_Instructions for the task_: Reproduce, character for character, the entries from their opening line through the line with "medianprops=dict(linewidth=0), zorder=2)".

─── Raw records

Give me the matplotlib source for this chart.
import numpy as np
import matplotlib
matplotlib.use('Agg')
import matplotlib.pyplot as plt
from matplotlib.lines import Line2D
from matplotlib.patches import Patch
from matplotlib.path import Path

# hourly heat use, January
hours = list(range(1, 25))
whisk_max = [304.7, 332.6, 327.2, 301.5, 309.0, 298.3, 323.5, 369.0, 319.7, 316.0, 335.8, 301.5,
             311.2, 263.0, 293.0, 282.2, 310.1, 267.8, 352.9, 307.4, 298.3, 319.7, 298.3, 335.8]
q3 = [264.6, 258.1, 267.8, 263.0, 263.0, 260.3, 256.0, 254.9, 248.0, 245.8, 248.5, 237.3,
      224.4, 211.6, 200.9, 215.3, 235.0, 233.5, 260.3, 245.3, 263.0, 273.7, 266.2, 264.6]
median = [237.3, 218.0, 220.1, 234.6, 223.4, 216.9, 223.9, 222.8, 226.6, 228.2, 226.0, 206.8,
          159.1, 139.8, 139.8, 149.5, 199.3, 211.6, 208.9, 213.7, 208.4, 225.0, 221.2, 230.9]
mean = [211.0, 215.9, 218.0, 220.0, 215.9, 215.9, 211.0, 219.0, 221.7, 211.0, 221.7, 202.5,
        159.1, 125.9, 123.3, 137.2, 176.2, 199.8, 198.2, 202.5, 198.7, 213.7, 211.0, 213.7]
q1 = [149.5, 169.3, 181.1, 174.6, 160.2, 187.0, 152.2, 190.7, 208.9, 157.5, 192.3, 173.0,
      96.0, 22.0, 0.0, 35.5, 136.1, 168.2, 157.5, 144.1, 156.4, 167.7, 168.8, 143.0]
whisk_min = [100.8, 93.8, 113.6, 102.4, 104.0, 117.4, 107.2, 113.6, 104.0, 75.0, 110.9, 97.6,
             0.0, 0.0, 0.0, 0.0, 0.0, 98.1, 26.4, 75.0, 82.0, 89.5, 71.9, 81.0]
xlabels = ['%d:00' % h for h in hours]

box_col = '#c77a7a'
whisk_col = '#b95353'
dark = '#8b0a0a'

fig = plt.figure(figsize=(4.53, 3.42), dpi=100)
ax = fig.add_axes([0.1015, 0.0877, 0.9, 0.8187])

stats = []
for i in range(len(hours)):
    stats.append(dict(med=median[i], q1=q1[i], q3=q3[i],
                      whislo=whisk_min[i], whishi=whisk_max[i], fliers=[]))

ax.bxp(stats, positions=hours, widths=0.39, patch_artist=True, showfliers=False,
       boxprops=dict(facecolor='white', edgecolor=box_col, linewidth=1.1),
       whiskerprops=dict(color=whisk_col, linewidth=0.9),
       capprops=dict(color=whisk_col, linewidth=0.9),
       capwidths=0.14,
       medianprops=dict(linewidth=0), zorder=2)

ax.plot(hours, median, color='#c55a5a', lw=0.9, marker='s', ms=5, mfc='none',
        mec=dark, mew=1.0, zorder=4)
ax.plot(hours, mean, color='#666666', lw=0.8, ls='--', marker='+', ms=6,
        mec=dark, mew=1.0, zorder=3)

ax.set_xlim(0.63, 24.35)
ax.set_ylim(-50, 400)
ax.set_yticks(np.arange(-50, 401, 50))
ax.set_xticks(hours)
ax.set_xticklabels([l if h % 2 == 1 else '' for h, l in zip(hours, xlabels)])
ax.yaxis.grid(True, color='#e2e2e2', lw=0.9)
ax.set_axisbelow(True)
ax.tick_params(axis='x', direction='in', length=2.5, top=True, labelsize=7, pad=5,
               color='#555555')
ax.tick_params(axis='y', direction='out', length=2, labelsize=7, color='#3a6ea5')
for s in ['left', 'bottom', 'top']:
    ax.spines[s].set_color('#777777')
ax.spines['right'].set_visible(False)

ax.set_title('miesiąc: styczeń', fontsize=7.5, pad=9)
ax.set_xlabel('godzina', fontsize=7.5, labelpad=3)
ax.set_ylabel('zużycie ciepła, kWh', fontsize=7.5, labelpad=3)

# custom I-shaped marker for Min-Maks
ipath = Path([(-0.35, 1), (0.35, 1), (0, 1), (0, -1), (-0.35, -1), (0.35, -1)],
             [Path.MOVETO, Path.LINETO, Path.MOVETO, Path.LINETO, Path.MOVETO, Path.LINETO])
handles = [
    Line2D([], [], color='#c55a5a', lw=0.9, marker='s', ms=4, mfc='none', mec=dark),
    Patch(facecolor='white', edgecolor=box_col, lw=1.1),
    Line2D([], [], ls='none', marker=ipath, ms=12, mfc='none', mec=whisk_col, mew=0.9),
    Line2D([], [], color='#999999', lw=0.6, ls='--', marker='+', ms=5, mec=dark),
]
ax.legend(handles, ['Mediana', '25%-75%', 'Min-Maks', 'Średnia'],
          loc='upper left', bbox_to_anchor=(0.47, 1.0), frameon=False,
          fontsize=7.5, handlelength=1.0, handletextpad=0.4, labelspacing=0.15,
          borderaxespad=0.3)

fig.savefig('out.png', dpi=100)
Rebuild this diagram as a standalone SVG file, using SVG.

──────

_Final answer_:
Give me the matplotlib source for this chart.
import numpy as np
import matplotlib
matplotlib.use('Agg')
import matplotlib.pyplot as plt
from matplotlib.lines import Line2D
from matplotlib.patches import Patch
from matplotlib.path import Path

# hourly heat use, January
hours = list(range(1, 25))
whisk_max = [304.7, 332.6, 327.2, 301.5, 309.0, 298.3, 323.5, 369.0, 319.7, 316.0, 335.8, 301.5,
             311.2, 263.0, 293.0, 282.2, 310.1, 267.8, 352.9, 307.4, 298.3, 319.7, 298.3, 335.8]
q3 = [264.6, 258.1, 267.8, 263.0, 263.0, 260.3, 256.0, 254.9, 248.0, 245.8, 248.5, 237.3,
      224.4, 211.6, 200.9, 215.3, 235.0, 233.5, 260.3, 245.3, 263.0, 273.7, 266.2, 264.6]
median = [237.3, 218.0, 220.1, 234.6, 223.4, 216.9, 223.9, 222.8, 226.6, 228.2, 226.0, 206.8,
          159.1, 139.8, 139.8, 149.5, 199.3, 211.6, 208.9, 213.7, 208.4, 225.0, 221.2, 230.9]
mean = [211.0, 215.9, 218.0, 220.0, 215.9, 215.9, 211.0, 219.0, 221.7, 211.0, 221.7, 202.5,
        159.1, 125.9, 123.3, 137.2, 176.2, 199.8, 198.2, 202.5, 198.7, 213.7, 211.0, 213.7]
q1 = [149.5, 169.3, 181.1, 174.6, 160.2, 187.0, 152.2, 190.7, 208.9, 157.5, 192.3, 173.0,
      96.0, 22.0, 0.0, 35.5, 136.1, 168.2, 157.5, 144.1, 156.4, 167.7, 168.8, 143.0]
whisk_min = [100.8, 93.8, 113.6, 102.4, 104.0, 117.4, 107.2, 113.6, 104.0, 75.0, 110.9, 97.6,
             0.0, 0.0, 0.0, 0.0, 0.0, 98.1, 26.4, 75.0, 82.0, 89.5, 71.9, 81.0]
xlabels = ['%d:00' % h for h in hours]

box_col = '#c77a7a'
whisk_col = '#b95353'
dark = '#8b0a0a'

fig = plt.figure(figsize=(4.53, 3.42), dpi=100)
ax = fig.add_axes([0.1015, 0.0877, 0.9, 0.8187])

stats = []
for i in range(len(hours)):
    stats.append(dict(med=median[i], q1=q1[i], q3=q3[i],
                      whislo=whisk_min[i], whishi=whisk_max[i], fliers=[]))

ax.bxp(stats, positions=hours, widths=0.39, patch_artist=True, showfliers=False,
       boxprops=dict(facecolor='white', edgecolor=box_col, linewidth=1.1),
       whiskerprops=dict(color=whisk_col, linewidth=0.9),
       capprops=dict(color=whisk_col, linewidth=0.9),
       capwidths=0.14,
       medianprops=dict(linewidth=0), zorder=2)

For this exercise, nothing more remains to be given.